Raw data
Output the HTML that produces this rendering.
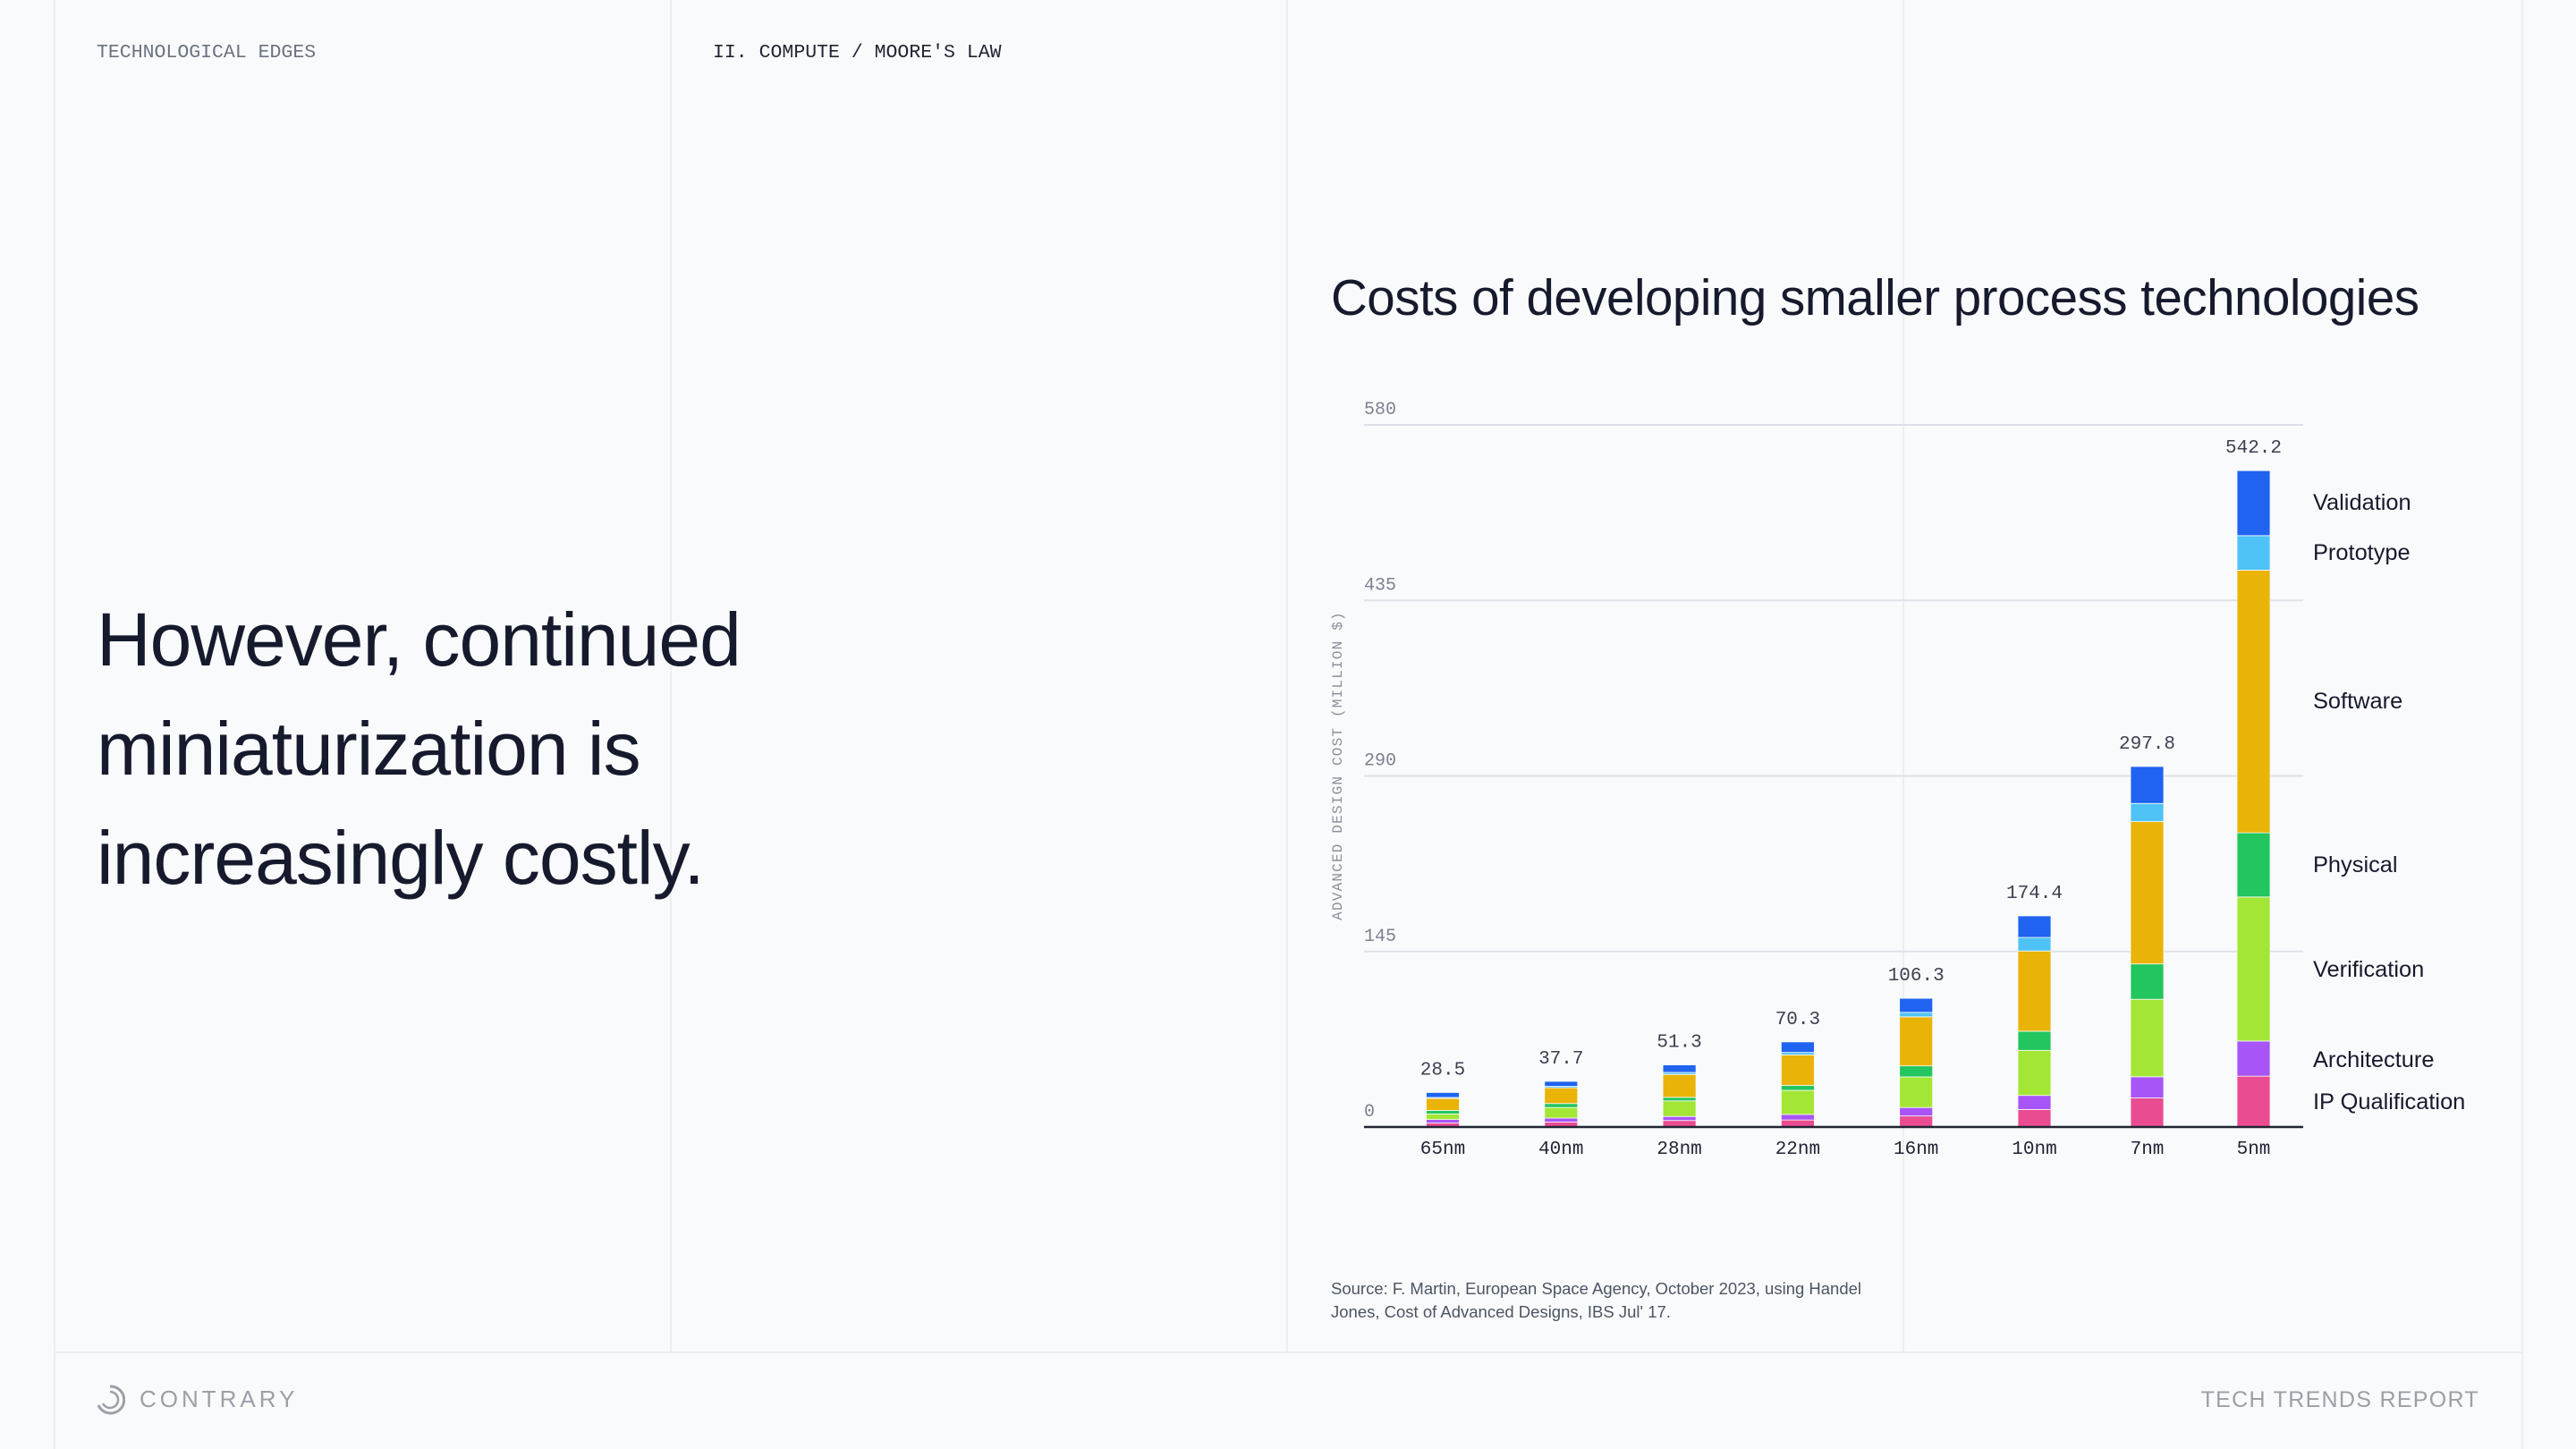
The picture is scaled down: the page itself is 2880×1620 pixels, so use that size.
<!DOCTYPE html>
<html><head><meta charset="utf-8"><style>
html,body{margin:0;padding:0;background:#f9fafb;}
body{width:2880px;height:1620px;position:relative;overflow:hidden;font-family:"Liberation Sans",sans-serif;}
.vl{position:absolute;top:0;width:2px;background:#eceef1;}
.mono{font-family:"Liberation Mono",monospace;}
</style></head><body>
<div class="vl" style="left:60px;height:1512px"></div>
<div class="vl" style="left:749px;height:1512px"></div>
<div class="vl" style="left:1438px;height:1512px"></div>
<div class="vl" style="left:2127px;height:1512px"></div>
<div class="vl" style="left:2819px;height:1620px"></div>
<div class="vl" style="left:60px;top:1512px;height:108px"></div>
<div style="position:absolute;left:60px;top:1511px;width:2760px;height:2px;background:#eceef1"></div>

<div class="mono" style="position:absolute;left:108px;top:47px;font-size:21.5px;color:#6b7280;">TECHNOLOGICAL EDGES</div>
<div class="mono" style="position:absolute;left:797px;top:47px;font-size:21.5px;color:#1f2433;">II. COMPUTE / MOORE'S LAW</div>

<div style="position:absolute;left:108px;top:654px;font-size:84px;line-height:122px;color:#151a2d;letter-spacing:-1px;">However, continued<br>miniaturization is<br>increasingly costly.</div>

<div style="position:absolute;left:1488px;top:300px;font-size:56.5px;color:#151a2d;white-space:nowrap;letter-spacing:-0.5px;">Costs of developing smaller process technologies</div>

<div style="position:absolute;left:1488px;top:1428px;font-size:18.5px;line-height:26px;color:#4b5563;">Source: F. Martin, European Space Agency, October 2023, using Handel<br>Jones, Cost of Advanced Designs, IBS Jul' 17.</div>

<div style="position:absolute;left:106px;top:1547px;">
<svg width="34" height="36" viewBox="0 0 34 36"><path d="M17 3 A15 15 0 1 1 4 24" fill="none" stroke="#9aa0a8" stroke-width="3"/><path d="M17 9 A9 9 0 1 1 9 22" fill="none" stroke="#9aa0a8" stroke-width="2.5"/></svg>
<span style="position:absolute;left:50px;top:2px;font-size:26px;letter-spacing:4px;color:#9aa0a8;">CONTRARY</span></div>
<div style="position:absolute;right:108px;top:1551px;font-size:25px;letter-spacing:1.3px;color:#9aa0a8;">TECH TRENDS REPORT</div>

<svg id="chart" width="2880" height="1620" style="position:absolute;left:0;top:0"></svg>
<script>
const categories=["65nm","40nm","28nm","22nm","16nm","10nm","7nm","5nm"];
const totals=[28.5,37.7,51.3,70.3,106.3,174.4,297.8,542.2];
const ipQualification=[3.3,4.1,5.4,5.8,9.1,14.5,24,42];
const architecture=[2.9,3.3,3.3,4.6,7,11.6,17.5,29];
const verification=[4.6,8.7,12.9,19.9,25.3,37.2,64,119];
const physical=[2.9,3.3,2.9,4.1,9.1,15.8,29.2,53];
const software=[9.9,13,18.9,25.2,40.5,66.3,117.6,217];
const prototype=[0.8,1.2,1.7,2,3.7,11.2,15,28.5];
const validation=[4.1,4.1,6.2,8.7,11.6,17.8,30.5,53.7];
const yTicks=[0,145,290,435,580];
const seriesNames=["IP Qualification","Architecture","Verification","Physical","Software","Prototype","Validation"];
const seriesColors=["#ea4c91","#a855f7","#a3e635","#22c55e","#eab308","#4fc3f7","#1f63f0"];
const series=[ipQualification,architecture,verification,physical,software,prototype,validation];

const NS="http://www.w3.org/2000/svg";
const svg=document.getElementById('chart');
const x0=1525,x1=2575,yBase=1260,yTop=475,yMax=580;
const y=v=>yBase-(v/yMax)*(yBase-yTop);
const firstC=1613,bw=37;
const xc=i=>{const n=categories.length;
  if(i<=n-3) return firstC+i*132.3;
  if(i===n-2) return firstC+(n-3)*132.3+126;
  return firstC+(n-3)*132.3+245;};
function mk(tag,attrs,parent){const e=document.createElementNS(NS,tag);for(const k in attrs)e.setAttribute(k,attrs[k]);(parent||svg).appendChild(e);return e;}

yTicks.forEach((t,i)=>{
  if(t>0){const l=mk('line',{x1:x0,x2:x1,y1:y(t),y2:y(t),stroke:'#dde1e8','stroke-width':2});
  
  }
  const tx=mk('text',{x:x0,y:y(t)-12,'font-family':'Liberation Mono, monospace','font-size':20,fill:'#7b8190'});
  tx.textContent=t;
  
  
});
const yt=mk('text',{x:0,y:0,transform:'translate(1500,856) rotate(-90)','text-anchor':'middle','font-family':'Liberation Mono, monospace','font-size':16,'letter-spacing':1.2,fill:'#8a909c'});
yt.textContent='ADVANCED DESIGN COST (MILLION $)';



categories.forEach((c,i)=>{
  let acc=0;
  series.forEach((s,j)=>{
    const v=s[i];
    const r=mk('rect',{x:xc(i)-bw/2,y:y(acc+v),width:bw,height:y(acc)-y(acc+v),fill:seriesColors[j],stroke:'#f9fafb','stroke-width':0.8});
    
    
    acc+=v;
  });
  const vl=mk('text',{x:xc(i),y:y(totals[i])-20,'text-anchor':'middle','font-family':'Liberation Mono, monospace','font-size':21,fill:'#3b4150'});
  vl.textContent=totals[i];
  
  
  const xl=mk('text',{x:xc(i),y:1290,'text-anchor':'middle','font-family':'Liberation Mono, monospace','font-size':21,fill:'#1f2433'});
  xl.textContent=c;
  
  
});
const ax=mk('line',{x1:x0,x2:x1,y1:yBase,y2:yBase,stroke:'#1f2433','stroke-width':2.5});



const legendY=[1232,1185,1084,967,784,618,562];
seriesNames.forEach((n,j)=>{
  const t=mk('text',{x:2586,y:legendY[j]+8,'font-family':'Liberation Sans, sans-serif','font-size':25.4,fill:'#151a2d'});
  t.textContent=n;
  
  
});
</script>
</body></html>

Directions
Find the lines with the string "that" and reproduce them.

Solution below
Output the HTML that produces this rendering.
The picture is scaled down: the page itself is 2880×1620 pixels, so use that size.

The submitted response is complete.